- Material
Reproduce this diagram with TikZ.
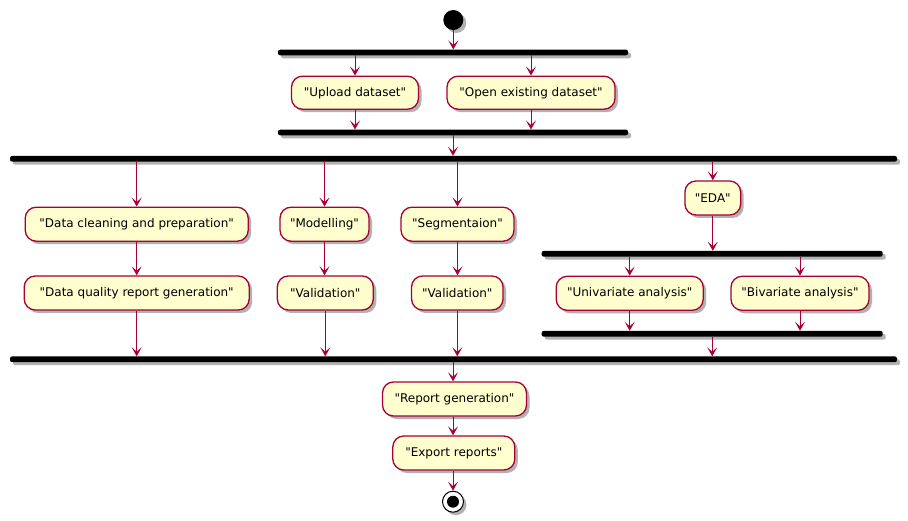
\documentclass[tikz,border=0pt]{standalone}
\usepackage{fontspec}
\setmainfont{DejaVu Sans}[Ligatures=TeXOff]
\usetikzlibrary{arrows.meta,shadows}
\definecolor{boxfill}{HTML}{FEFECE}
\definecolor{boxline}{HTML}{A80036}
\begin{document}
\begin{tikzpicture}[x=1pt,y=-1pt,
  shad/.style={drop shadow={shadow xshift=3pt,shadow yshift=-3pt,opacity=0.3,fill=black}},
  act/.style={draw=boxline,fill=boxfill,line width=1.3pt,rounded corners=11pt,
    minimum height=34pt,inner sep=0pt,font=\fontsize{12}{14}\selectfont,shad},
  bar/.style={fill=black,draw=none,rounded corners=2pt,minimum height=5.6pt,inner sep=0pt,shad},
  arr/.style={draw=boxline,line width=1pt,-{Stealth[length=9pt,width=10pt,inset=4.5pt]}}]
\useasboundingbox (0,0) rectangle (908,521);
% start
\node[circle,fill=black,minimum size=20pt,inner sep=0pt,shad] (start) at (453.3,20) {};
% bars
\node[bar,minimum width=350pt] (b1) at (453,52.5) {};
\node[bar,minimum width=350pt] (b2) at (453,132.5) {};
\node[bar,minimum width=887pt] (b3) at (453.5,158.8) {};
\node[bar,minimum width=887pt] (b4) at (453.5,359.3) {};
\node[bar,minimum width=341pt] (b5) at (712.2,253.8) {};
\node[bar,minimum width=341pt] (b6) at (712.2,333.8) {};
% activities
\node[act,minimum width=127pt,minimum height=33pt] (up) at (355,92.7) {"Upload dataset"};
\node[act,minimum width=168pt,minimum height=33pt] (open) at (531,92.7) {"Open existing dataset"};
\node[act,minimum width=223pt] (clean) at (136.7,224.2) {"Data cleaning and preparation"};
\node[act,minimum width=225pt] (quality) at (136.7,293) {"Data quality report generation"};
\node[act,minimum width=89pt] (model) at (324.5,224.2) {"Modelling"};
\node[act,minimum width=96pt] (val1) at (325.3,293) {"Validation"};
\node[act,minimum width=113pt] (seg) at (457.5,224.2) {"Segmentaion"};
\node[act,minimum width=91.5pt] (val2) at (457.3,293) {"Validation"};
\node[act,minimum width=55.7pt] (eda) at (712.8,198) {"EDA"};
\node[act,minimum width=147pt] (uni) at (629.7,293.3) {"Univariate analysis"};
\node[act,minimum width=138pt] (bi) at (800,293.3) {"Bivariate analysis"};
\node[act,minimum width=144pt] (rep) at (454.5,399) {"Report generation"};
\node[act,minimum width=122pt] (exp) at (453.8,453) {"Export reports"};
% end
\node[circle,draw=black,line width=1pt,fill=white,minimum size=21pt,inner sep=0pt,shad] (stop) at (453,501.7) {};
\fill[black] (stop.center) circle (6pt);
% connectors
\draw[arr] (start) -- (start.south |- b1.north);
\draw[arr] (b1.south -| up.north) -- (up.north);
\draw[arr] (b1.south -| open.north) -- (open.north);
\draw[arr] (up.south) -- (up.south |- b2.north);
\draw[arr] (open.south) -- (open.south |- b2.north);
\coordinate (c23) at (453,0);
\draw[arr] (b2.south -| c23) -- (b3.north -| c23);
\draw[arr] (b3.south -| clean.north) -- (clean.north);
\draw[arr] (b3.south -| model.north) -- (model.north);
\draw[arr] (b3.south -| seg.north) -- (seg.north);
\draw[arr] (b3.south -| eda.north) -- (eda.north);
\draw[arr] (clean) -- (quality);
\draw[arr] (model.south) -- (model.south |- val1.north);
\draw[arr] (seg.south) -- (seg.south |- val2.north);
\draw[arr] (quality.south) -- (quality.south |- b4.north);
\draw[arr] (val1.south) -- (val1.south |- b4.north);
\draw[arr] (val2.south) -- (val2.south |- b4.north);
\draw[arr] (eda.south) -- (eda.south |- b5.north);
\draw[arr] (b5.south -| uni.north) -- (uni.north);
\draw[arr] (b5.south -| bi.north) -- (bi.north);
\draw[arr] (uni.south) -- (uni.south |- b6.north);
\draw[arr] (bi.south) -- (bi.south |- b6.north);
\draw[arr] (b6.south) -- (b6.south |- b4.north);
\draw[arr] (b4.south -| c23) -- (rep.north -| c23);
\draw[arr] (rep.south -| c23) -- (exp.north -| c23);
\draw[arr] (exp.south -| c23) -- (stop.north);
\end{tikzpicture}
\end{document}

- Task to carry out
Retype the whole listing, keeping every line identical and omitting all pictures.

- Correct output
Reproduce this diagram with TikZ.
\documentclass[tikz,border=0pt]{standalone}
\usepackage{fontspec}
\setmainfont{DejaVu Sans}[Ligatures=TeXOff]
\usetikzlibrary{arrows.meta,shadows}
\definecolor{boxfill}{HTML}{FEFECE}
\definecolor{boxline}{HTML}{A80036}
\begin{document}
\begin{tikzpicture}[x=1pt,y=-1pt,
  shad/.style={drop shadow={shadow xshift=3pt,shadow yshift=-3pt,opacity=0.3,fill=black}},
  act/.style={draw=boxline,fill=boxfill,line width=1.3pt,rounded corners=11pt,
    minimum height=34pt,inner sep=0pt,font=\fontsize{12}{14}\selectfont,shad},
  bar/.style={fill=black,draw=none,rounded corners=2pt,minimum height=5.6pt,inner sep=0pt,shad},
  arr/.style={draw=boxline,line width=1pt,-{Stealth[length=9pt,width=10pt,inset=4.5pt]}}]
\useasboundingbox (0,0) rectangle (908,521);
% start
\node[circle,fill=black,minimum size=20pt,inner sep=0pt,shad] (start) at (453.3,20) {};
% bars
\node[bar,minimum width=350pt] (b1) at (453,52.5) {};
\node[bar,minimum width=350pt] (b2) at (453,132.5) {};
\node[bar,minimum width=887pt] (b3) at (453.5,158.8) {};
\node[bar,minimum width=887pt] (b4) at (453.5,359.3) {};
\node[bar,minimum width=341pt] (b5) at (712.2,253.8) {};
\node[bar,minimum width=341pt] (b6) at (712.2,333.8) {};
% activities
\node[act,minimum width=127pt,minimum height=33pt] (up) at (355,92.7) {"Upload dataset"};
\node[act,minimum width=168pt,minimum height=33pt] (open) at (531,92.7) {"Open existing dataset"};
\node[act,minimum width=223pt] (clean) at (136.7,224.2) {"Data cleaning and preparation"};
\node[act,minimum width=225pt] (quality) at (136.7,293) {"Data quality report generation"};
\node[act,minimum width=89pt] (model) at (324.5,224.2) {"Modelling"};
\node[act,minimum width=96pt] (val1) at (325.3,293) {"Validation"};
\node[act,minimum width=113pt] (seg) at (457.5,224.2) {"Segmentaion"};
\node[act,minimum width=91.5pt] (val2) at (457.3,293) {"Validation"};
\node[act,minimum width=55.7pt] (eda) at (712.8,198) {"EDA"};
\node[act,minimum width=147pt] (uni) at (629.7,293.3) {"Univariate analysis"};
\node[act,minimum width=138pt] (bi) at (800,293.3) {"Bivariate analysis"};
\node[act,minimum width=144pt] (rep) at (454.5,399) {"Report generation"};
\node[act,minimum width=122pt] (exp) at (453.8,453) {"Export reports"};
% end
\node[circle,draw=black,line width=1pt,fill=white,minimum size=21pt,inner sep=0pt,shad] (stop) at (453,501.7) {};
\fill[black] (stop.center) circle (6pt);
% connectors
\draw[arr] (start) -- (start.south |- b1.north);
\draw[arr] (b1.south -| up.north) -- (up.north);
\draw[arr] (b1.south -| open.north) -- (open.north);
\draw[arr] (up.south) -- (up.south |- b2.north);
\draw[arr] (open.south) -- (open.south |- b2.north);
\coordinate (c23) at (453,0);
\draw[arr] (b2.south -| c23) -- (b3.north -| c23);
\draw[arr] (b3.south -| clean.north) -- (clean.north);
\draw[arr] (b3.south -| model.north) -- (model.north);
\draw[arr] (b3.south -| seg.north) -- (seg.north);
\draw[arr] (b3.south -| eda.north) -- (eda.north);
\draw[arr] (clean) -- (quality);
\draw[arr] (model.south) -- (model.south |- val1.north);
\draw[arr] (seg.south) -- (seg.south |- val2.north);
\draw[arr] (quality.south) -- (quality.south |- b4.north);
\draw[arr] (val1.south) -- (val1.south |- b4.north);
\draw[arr] (val2.south) -- (val2.south |- b4.north);
\draw[arr] (eda.south) -- (eda.south |- b5.north);
\draw[arr] (b5.south -| uni.north) -- (uni.north);
\draw[arr] (b5.south -| bi.north) -- (bi.north);
\draw[arr] (uni.south) -- (uni.south |- b6.north);
\draw[arr] (bi.south) -- (bi.south |- b6.north);
\draw[arr] (b6.south) -- (b6.south |- b4.north);
\draw[arr] (b4.south -| c23) -- (rep.north -| c23);
\draw[arr] (rep.south -| c23) -- (exp.north -| c23);
\draw[arr] (exp.south -| c23) -- (stop.north);
\end{tikzpicture}
\end{document}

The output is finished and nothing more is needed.